_Work to be completed_. Make a verbatim copy of the entries below; pictures stay out.

_Data supplied_.
┌────────
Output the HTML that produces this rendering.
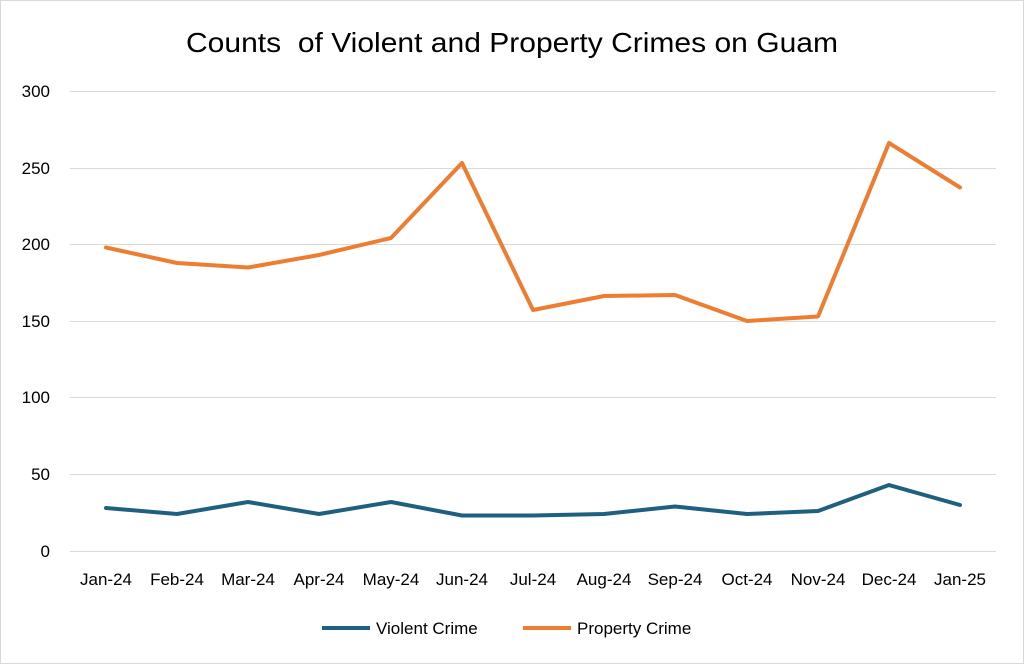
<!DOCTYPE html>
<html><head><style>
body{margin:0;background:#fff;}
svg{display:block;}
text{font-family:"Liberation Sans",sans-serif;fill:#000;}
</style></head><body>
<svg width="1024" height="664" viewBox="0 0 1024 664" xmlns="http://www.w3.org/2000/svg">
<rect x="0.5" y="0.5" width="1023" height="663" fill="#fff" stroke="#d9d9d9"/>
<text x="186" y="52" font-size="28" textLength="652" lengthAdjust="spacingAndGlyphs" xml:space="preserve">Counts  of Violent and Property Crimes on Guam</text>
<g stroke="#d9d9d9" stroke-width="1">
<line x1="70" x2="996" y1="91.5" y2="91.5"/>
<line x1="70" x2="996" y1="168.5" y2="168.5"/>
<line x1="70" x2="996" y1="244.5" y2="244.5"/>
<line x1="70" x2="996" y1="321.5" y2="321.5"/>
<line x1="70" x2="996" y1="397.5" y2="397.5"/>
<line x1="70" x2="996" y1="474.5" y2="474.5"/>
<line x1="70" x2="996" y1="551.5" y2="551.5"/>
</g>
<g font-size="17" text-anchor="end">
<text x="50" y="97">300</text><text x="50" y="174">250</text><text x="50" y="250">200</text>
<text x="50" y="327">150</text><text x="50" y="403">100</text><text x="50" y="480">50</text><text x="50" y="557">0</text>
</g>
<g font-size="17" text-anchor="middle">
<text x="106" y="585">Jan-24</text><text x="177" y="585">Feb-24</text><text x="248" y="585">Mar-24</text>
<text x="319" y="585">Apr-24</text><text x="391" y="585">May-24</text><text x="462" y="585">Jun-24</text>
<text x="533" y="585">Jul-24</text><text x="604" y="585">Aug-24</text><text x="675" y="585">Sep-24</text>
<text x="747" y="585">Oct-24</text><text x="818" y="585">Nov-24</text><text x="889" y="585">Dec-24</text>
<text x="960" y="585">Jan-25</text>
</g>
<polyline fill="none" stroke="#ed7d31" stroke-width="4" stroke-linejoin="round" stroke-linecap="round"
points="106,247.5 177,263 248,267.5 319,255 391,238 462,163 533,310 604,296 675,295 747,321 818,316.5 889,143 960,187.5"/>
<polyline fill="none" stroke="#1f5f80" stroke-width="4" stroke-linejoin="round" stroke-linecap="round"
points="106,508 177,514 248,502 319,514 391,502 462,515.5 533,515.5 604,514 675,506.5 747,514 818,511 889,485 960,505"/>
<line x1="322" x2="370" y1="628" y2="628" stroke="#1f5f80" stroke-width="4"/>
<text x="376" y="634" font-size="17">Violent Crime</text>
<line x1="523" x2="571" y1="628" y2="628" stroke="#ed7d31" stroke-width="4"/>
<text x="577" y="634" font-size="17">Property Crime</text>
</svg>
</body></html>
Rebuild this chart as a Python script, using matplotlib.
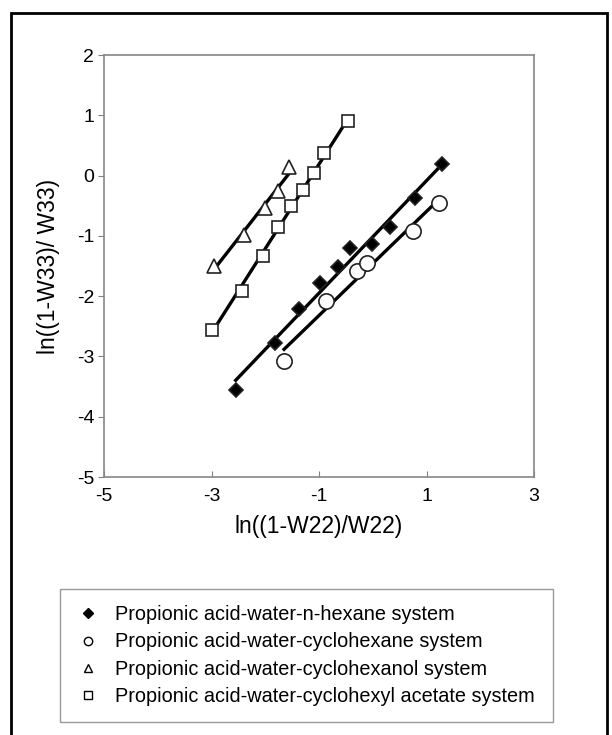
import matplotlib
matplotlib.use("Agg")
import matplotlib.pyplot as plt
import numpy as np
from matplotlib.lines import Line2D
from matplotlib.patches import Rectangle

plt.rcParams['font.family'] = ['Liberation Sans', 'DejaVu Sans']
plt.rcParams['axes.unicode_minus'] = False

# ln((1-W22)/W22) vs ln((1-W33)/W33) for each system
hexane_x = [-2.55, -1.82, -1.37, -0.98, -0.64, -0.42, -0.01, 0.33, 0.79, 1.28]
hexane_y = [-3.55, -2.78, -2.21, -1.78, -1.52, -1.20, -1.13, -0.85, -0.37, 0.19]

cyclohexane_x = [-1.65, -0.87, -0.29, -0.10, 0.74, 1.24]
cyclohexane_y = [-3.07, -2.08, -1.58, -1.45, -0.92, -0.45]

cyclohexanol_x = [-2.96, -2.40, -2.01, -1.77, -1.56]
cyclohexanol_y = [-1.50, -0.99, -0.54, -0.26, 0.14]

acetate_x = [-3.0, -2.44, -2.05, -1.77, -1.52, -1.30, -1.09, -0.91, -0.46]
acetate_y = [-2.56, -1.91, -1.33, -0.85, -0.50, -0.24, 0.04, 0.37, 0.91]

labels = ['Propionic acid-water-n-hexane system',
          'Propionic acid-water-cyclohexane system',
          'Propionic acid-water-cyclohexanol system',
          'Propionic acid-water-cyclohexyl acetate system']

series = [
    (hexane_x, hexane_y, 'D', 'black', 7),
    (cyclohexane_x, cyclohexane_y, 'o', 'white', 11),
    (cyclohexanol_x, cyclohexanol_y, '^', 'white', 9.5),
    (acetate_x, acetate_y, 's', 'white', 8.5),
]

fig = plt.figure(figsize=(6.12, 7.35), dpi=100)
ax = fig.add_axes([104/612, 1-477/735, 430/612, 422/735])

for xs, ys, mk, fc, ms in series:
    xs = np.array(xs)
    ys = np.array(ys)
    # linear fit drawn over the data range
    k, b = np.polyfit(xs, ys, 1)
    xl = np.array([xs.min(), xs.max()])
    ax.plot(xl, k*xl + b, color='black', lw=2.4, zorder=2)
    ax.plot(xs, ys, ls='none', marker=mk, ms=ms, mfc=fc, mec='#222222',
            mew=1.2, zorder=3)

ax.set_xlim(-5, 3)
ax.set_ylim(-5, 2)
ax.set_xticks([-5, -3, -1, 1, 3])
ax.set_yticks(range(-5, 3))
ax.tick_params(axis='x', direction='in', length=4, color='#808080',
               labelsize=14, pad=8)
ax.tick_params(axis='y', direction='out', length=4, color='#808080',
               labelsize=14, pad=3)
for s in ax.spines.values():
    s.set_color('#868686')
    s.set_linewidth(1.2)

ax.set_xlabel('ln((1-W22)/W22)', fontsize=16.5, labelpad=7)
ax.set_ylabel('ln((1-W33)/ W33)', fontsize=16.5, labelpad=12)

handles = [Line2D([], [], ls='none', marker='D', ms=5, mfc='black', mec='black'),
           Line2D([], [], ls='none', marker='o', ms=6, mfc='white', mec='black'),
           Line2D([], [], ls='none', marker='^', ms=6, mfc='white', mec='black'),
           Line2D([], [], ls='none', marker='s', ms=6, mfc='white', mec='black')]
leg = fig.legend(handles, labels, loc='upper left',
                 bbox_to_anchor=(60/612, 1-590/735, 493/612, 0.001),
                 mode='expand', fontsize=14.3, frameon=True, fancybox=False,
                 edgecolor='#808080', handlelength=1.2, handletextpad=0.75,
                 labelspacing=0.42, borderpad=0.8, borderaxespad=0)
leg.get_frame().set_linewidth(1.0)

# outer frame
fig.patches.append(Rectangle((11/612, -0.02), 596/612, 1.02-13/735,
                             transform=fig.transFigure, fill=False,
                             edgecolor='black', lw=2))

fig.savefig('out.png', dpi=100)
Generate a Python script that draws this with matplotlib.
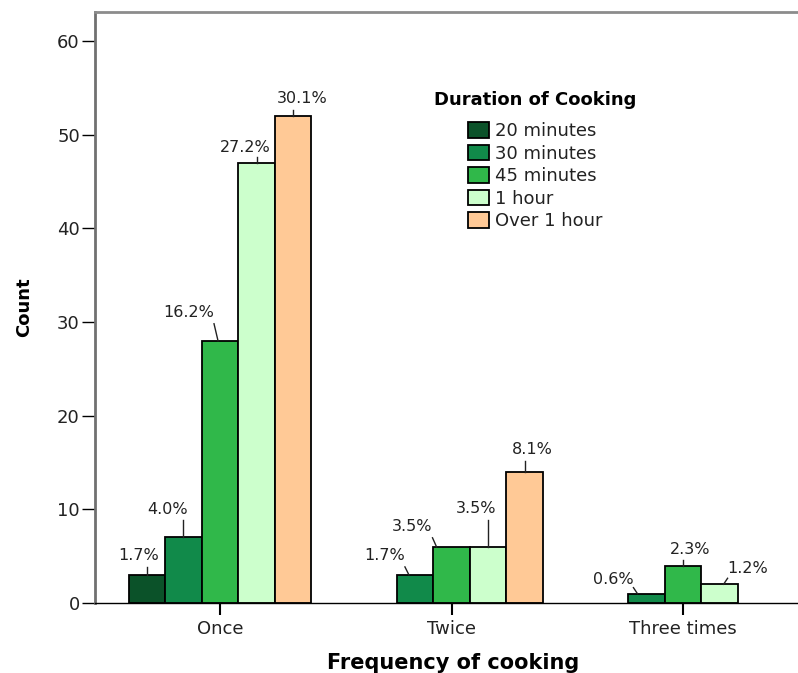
└────────
_In response_.
Output the HTML that produces this rendering.
<!DOCTYPE html>
<html><head><style>
body{margin:0;background:#fff;}
svg{display:block;}
text{font-family:"Liberation Sans",sans-serif;fill:#000;}
</style></head><body>
<svg width="1024" height="664" viewBox="0 0 1024 664" xmlns="http://www.w3.org/2000/svg">
<rect x="0.5" y="0.5" width="1023" height="663" fill="#fff" stroke="#d9d9d9"/>
<text x="186" y="52" font-size="28" textLength="652" lengthAdjust="spacingAndGlyphs" xml:space="preserve">Counts  of Violent and Property Crimes on Guam</text>
<g stroke="#d9d9d9" stroke-width="1">
<line x1="70" x2="996" y1="91.5" y2="91.5"/>
<line x1="70" x2="996" y1="168.5" y2="168.5"/>
<line x1="70" x2="996" y1="244.5" y2="244.5"/>
<line x1="70" x2="996" y1="321.5" y2="321.5"/>
<line x1="70" x2="996" y1="397.5" y2="397.5"/>
<line x1="70" x2="996" y1="474.5" y2="474.5"/>
<line x1="70" x2="996" y1="551.5" y2="551.5"/>
</g>
<g font-size="17" text-anchor="end">
<text x="50" y="97">300</text><text x="50" y="174">250</text><text x="50" y="250">200</text>
<text x="50" y="327">150</text><text x="50" y="403">100</text><text x="50" y="480">50</text><text x="50" y="557">0</text>
</g>
<g font-size="17" text-anchor="middle">
<text x="106" y="585">Jan-24</text><text x="177" y="585">Feb-24</text><text x="248" y="585">Mar-24</text>
<text x="319" y="585">Apr-24</text><text x="391" y="585">May-24</text><text x="462" y="585">Jun-24</text>
<text x="533" y="585">Jul-24</text><text x="604" y="585">Aug-24</text><text x="675" y="585">Sep-24</text>
<text x="747" y="585">Oct-24</text><text x="818" y="585">Nov-24</text><text x="889" y="585">Dec-24</text>
<text x="960" y="585">Jan-25</text>
</g>
<polyline fill="none" stroke="#ed7d31" stroke-width="4" stroke-linejoin="round" stroke-linecap="round"
points="106,247.5 177,263 248,267.5 319,255 391,238 462,163 533,310 604,296 675,295 747,321 818,316.5 889,143 960,187.5"/>
<polyline fill="none" stroke="#1f5f80" stroke-width="4" stroke-linejoin="round" stroke-linecap="round"
points="106,508 177,514 248,502 319,514 391,502 462,515.5 533,515.5 604,514 675,506.5 747,514 818,511 889,485 960,505"/>
<line x1="322" x2="370" y1="628" y2="628" stroke="#1f5f80" stroke-width="4"/>
<text x="376" y="634" font-size="17">Violent Crime</text>
<line x1="523" x2="571" y1="628" y2="628" stroke="#ed7d31" stroke-width="4"/>
<text x="577" y="634" font-size="17">Property Crime</text>
</svg>
</body></html>
Rebuild this chart as a Python script, using matplotlib.
import matplotlib
matplotlib.use("Agg")
import matplotlib.pyplot as plt
import numpy as np
from matplotlib.lines import Line2D
from matplotlib.patches import Rectangle

plt.rcParams['font.family'] = ['Liberation Sans', 'DejaVu Sans']
plt.rcParams['axes.unicode_minus'] = False

# ln((1-W22)/W22) vs ln((1-W33)/W33) for each system
hexane_x = [-2.55, -1.82, -1.37, -0.98, -0.64, -0.42, -0.01, 0.33, 0.79, 1.28]
hexane_y = [-3.55, -2.78, -2.21, -1.78, -1.52, -1.20, -1.13, -0.85, -0.37, 0.19]

cyclohexane_x = [-1.65, -0.87, -0.29, -0.10, 0.74, 1.24]
cyclohexane_y = [-3.07, -2.08, -1.58, -1.45, -0.92, -0.45]

cyclohexanol_x = [-2.96, -2.40, -2.01, -1.77, -1.56]
cyclohexanol_y = [-1.50, -0.99, -0.54, -0.26, 0.14]

acetate_x = [-3.0, -2.44, -2.05, -1.77, -1.52, -1.30, -1.09, -0.91, -0.46]
acetate_y = [-2.56, -1.91, -1.33, -0.85, -0.50, -0.24, 0.04, 0.37, 0.91]

labels = ['Propionic acid-water-n-hexane system',
          'Propionic acid-water-cyclohexane system',
          'Propionic acid-water-cyclohexanol system',
          'Propionic acid-water-cyclohexyl acetate system']

series = [
    (hexane_x, hexane_y, 'D', 'black', 7),
    (cyclohexane_x, cyclohexane_y, 'o', 'white', 11),
    (cyclohexanol_x, cyclohexanol_y, '^', 'white', 9.5),
    (acetate_x, acetate_y, 's', 'white', 8.5),
]

fig = plt.figure(figsize=(6.12, 7.35), dpi=100)
ax = fig.add_axes([104/612, 1-477/735, 430/612, 422/735])

for xs, ys, mk, fc, ms in series:
    xs = np.array(xs)
    ys = np.array(ys)
    # linear fit drawn over the data range
    k, b = np.polyfit(xs, ys, 1)
    xl = np.array([xs.min(), xs.max()])
    ax.plot(xl, k*xl + b, color='black', lw=2.4, zorder=2)
    ax.plot(xs, ys, ls='none', marker=mk, ms=ms, mfc=fc, mec='#222222',
            mew=1.2, zorder=3)

ax.set_xlim(-5, 3)
ax.set_ylim(-5, 2)
ax.set_xticks([-5, -3, -1, 1, 3])
ax.set_yticks(range(-5, 3))
ax.tick_params(axis='x', direction='in', length=4, color='#808080',
               labelsize=14, pad=8)
ax.tick_params(axis='y', direction='out', length=4, color='#808080',
               labelsize=14, pad=3)
for s in ax.spines.values():
    s.set_color('#868686')
    s.set_linewidth(1.2)

ax.set_xlabel('ln((1-W22)/W22)', fontsize=16.5, labelpad=7)
ax.set_ylabel('ln((1-W33)/ W33)', fontsize=16.5, labelpad=12)

handles = [Line2D([], [], ls='none', marker='D', ms=5, mfc='black', mec='black'),
           Line2D([], [], ls='none', marker='o', ms=6, mfc='white', mec='black'),
           Line2D([], [], ls='none', marker='^', ms=6, mfc='white', mec='black'),
           Line2D([], [], ls='none', marker='s', ms=6, mfc='white', mec='black')]
leg = fig.legend(handles, labels, loc='upper left',
                 bbox_to_anchor=(60/612, 1-590/735, 493/612, 0.001),
                 mode='expand', fontsize=14.3, frameon=True, fancybox=False,
                 edgecolor='#808080', handlelength=1.2, handletextpad=0.75,
                 labelspacing=0.42, borderpad=0.8, borderaxespad=0)
leg.get_frame().set_linewidth(1.0)

# outer frame
fig.patches.append(Rectangle((11/612, -0.02), 596/612, 1.02-13/735,
                             transform=fig.transFigure, fill=False,
                             edgecolor='black', lw=2))

fig.savefig('out.png', dpi=100)
Generate a Python script that draws this with matplotlib.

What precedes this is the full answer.